======== Recorded information

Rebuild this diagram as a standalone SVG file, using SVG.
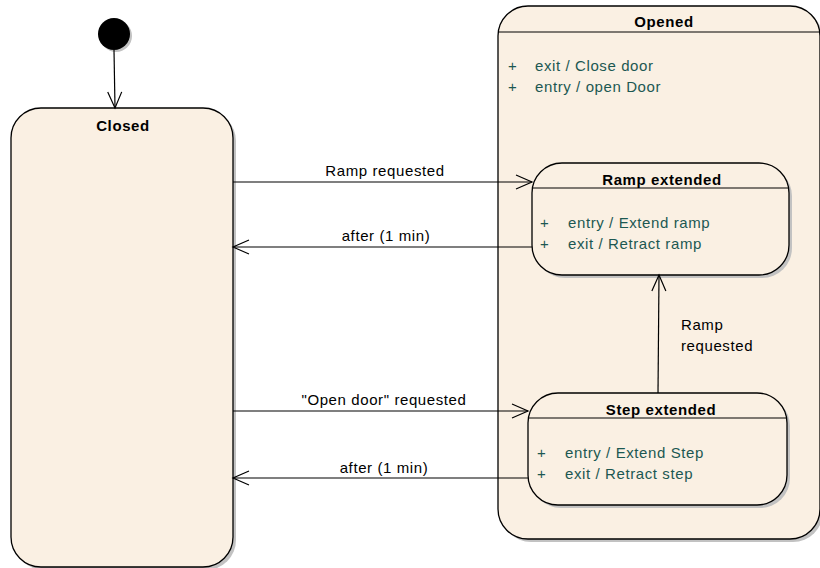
<svg xmlns="http://www.w3.org/2000/svg" width="820" height="568" viewBox="0 0 820 568">
<defs>
<style>
.node{fill:#FAF0E3;stroke:#000;stroke-width:1.3}
.shadow{fill:#C2C2C2}
.title{font-family:"Liberation Sans",Arial,sans-serif;font-size:15px;letter-spacing:0.6px;font-weight:bold;fill:#000;text-anchor:middle}
.op{font-family:"Liberation Sans",Arial,sans-serif;font-size:15px;letter-spacing:0.6px;fill:#1C5852}
.lbl{font-family:"Liberation Sans",Arial,sans-serif;font-size:15px;letter-spacing:0.6px;fill:#000}
.mid{text-anchor:middle}
.conn{stroke:#000;stroke-width:1.2;fill:none}
.hd{stroke:#000;stroke-width:1.2}
</style>
<marker id="arr" markerWidth="20" markerHeight="16" refX="18" refY="8" orient="auto" markerUnits="userSpaceOnUse">
<path d="M2,1 L18,8 L2,15" fill="none" stroke="#000" stroke-width="1.2"/>
</marker>
</defs>
<rect width="820" height="568" fill="#fff"/>

<g id="initial">
<circle cx="116" cy="36" r="16" class="shadow"/>
<circle cx="114" cy="34" r="16" fill="#000"/>
</g>

<g id="closed">
<rect x="14" y="111" width="222" height="459" rx="30" class="shadow"/>
<rect x="11" y="108" width="222" height="459" rx="30" class="node"/>
<text x="123" y="131" class="title">Closed</text>
</g>

<g id="opened">
<rect x="501" y="9" width="322" height="533" rx="30" class="shadow"/>
<rect x="498" y="6" width="322" height="533" rx="30" class="node"/>
<line x1="498" y1="32" x2="820" y2="32" class="hd"/>
<text x="664" y="27" class="title">Opened</text>
<text x="508" y="71" class="op">+</text>
<text x="535" y="71" class="op">exit / Close door</text>
<text x="508" y="92" class="op">+</text>
<text x="535" y="92" class="op">entry / open Door</text>
</g>

<g id="ramp">
<rect x="535" y="166" width="257" height="112" rx="30" class="shadow"/>
<rect x="532" y="163" width="257" height="112" rx="30" class="node"/>
<line x1="532" y1="188" x2="789" y2="188" class="hd"/>
<text x="662" y="185" class="title">Ramp extended</text>
<text x="540" y="228" class="op">+</text>
<text x="568" y="228" class="op">entry / Extend ramp</text>
<text x="540" y="249" class="op">+</text>
<text x="568" y="249" class="op">exit / Retract ramp</text>
</g>

<g id="step">
<rect x="531" y="396" width="259" height="112" rx="30" class="shadow"/>
<rect x="528" y="393" width="259" height="112" rx="30" class="node"/>
<line x1="528" y1="418" x2="787" y2="418" class="hd"/>
<text x="661" y="415" class="title">Step extended</text>
<text x="537" y="458" class="op">+</text>
<text x="565" y="458" class="op">entry / Extend Step</text>
<text x="537" y="479" class="op">+</text>
<text x="565" y="479" class="op">exit / Retract step</text>
</g>

<g id="connectors">
<line x1="114" y1="50" x2="115" y2="108" class="conn" marker-end="url(#arr)"/>
<line x1="233" y1="182" x2="532" y2="182" class="conn" marker-end="url(#arr)"/>
<text x="385" y="176" class="lbl mid">Ramp requested</text>
<line x1="532" y1="247" x2="233" y2="247" class="conn" marker-end="url(#arr)"/>
<text x="386" y="241" class="lbl mid">after (1 min)</text>
<line x1="233" y1="411" x2="528" y2="411" class="conn" marker-end="url(#arr)"/>
<text x="384" y="405" class="lbl mid">"Open door" requested</text>
<line x1="528" y1="478" x2="233" y2="478" class="conn" marker-end="url(#arr)"/>
<text x="384" y="473" class="lbl mid">after (1 min)</text>
<line x1="658" y1="393" x2="659" y2="275" class="conn" marker-end="url(#arr)"/>
<text x="681" y="330" class="lbl">Ramp</text>
<text x="681" y="351" class="lbl">requested</text>
</g>
</svg>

================

Given exercise. Write the lines above out again exactly, without any of their pictures.

Reply.
Rebuild this diagram as a standalone SVG file, using SVG.
<svg xmlns="http://www.w3.org/2000/svg" width="820" height="568" viewBox="0 0 820 568">
<defs>
<style>
.node{fill:#FAF0E3;stroke:#000;stroke-width:1.3}
.shadow{fill:#C2C2C2}
.title{font-family:"Liberation Sans",Arial,sans-serif;font-size:15px;letter-spacing:0.6px;font-weight:bold;fill:#000;text-anchor:middle}
.op{font-family:"Liberation Sans",Arial,sans-serif;font-size:15px;letter-spacing:0.6px;fill:#1C5852}
.lbl{font-family:"Liberation Sans",Arial,sans-serif;font-size:15px;letter-spacing:0.6px;fill:#000}
.mid{text-anchor:middle}
.conn{stroke:#000;stroke-width:1.2;fill:none}
.hd{stroke:#000;stroke-width:1.2}
</style>
<marker id="arr" markerWidth="20" markerHeight="16" refX="18" refY="8" orient="auto" markerUnits="userSpaceOnUse">
<path d="M2,1 L18,8 L2,15" fill="none" stroke="#000" stroke-width="1.2"/>
</marker>
</defs>
<rect width="820" height="568" fill="#fff"/>

<g id="initial">
<circle cx="116" cy="36" r="16" class="shadow"/>
<circle cx="114" cy="34" r="16" fill="#000"/>
</g>

<g id="closed">
<rect x="14" y="111" width="222" height="459" rx="30" class="shadow"/>
<rect x="11" y="108" width="222" height="459" rx="30" class="node"/>
<text x="123" y="131" class="title">Closed</text>
</g>

<g id="opened">
<rect x="501" y="9" width="322" height="533" rx="30" class="shadow"/>
<rect x="498" y="6" width="322" height="533" rx="30" class="node"/>
<line x1="498" y1="32" x2="820" y2="32" class="hd"/>
<text x="664" y="27" class="title">Opened</text>
<text x="508" y="71" class="op">+</text>
<text x="535" y="71" class="op">exit / Close door</text>
<text x="508" y="92" class="op">+</text>
<text x="535" y="92" class="op">entry / open Door</text>
</g>

<g id="ramp">
<rect x="535" y="166" width="257" height="112" rx="30" class="shadow"/>
<rect x="532" y="163" width="257" height="112" rx="30" class="node"/>
<line x1="532" y1="188" x2="789" y2="188" class="hd"/>
<text x="662" y="185" class="title">Ramp extended</text>
<text x="540" y="228" class="op">+</text>
<text x="568" y="228" class="op">entry / Extend ramp</text>
<text x="540" y="249" class="op">+</text>
<text x="568" y="249" class="op">exit / Retract ramp</text>
</g>

<g id="step">
<rect x="531" y="396" width="259" height="112" rx="30" class="shadow"/>
<rect x="528" y="393" width="259" height="112" rx="30" class="node"/>
<line x1="528" y1="418" x2="787" y2="418" class="hd"/>
<text x="661" y="415" class="title">Step extended</text>
<text x="537" y="458" class="op">+</text>
<text x="565" y="458" class="op">entry / Extend Step</text>
<text x="537" y="479" class="op">+</text>
<text x="565" y="479" class="op">exit / Retract step</text>
</g>

<g id="connectors">
<line x1="114" y1="50" x2="115" y2="108" class="conn" marker-end="url(#arr)"/>
<line x1="233" y1="182" x2="532" y2="182" class="conn" marker-end="url(#arr)"/>
<text x="385" y="176" class="lbl mid">Ramp requested</text>
<line x1="532" y1="247" x2="233" y2="247" class="conn" marker-end="url(#arr)"/>
<text x="386" y="241" class="lbl mid">after (1 min)</text>
<line x1="233" y1="411" x2="528" y2="411" class="conn" marker-end="url(#arr)"/>
<text x="384" y="405" class="lbl mid">"Open door" requested</text>
<line x1="528" y1="478" x2="233" y2="478" class="conn" marker-end="url(#arr)"/>
<text x="384" y="473" class="lbl mid">after (1 min)</text>
<line x1="658" y1="393" x2="659" y2="275" class="conn" marker-end="url(#arr)"/>
<text x="681" y="330" class="lbl">Ramp</text>
<text x="681" y="351" class="lbl">requested</text>
</g>
</svg>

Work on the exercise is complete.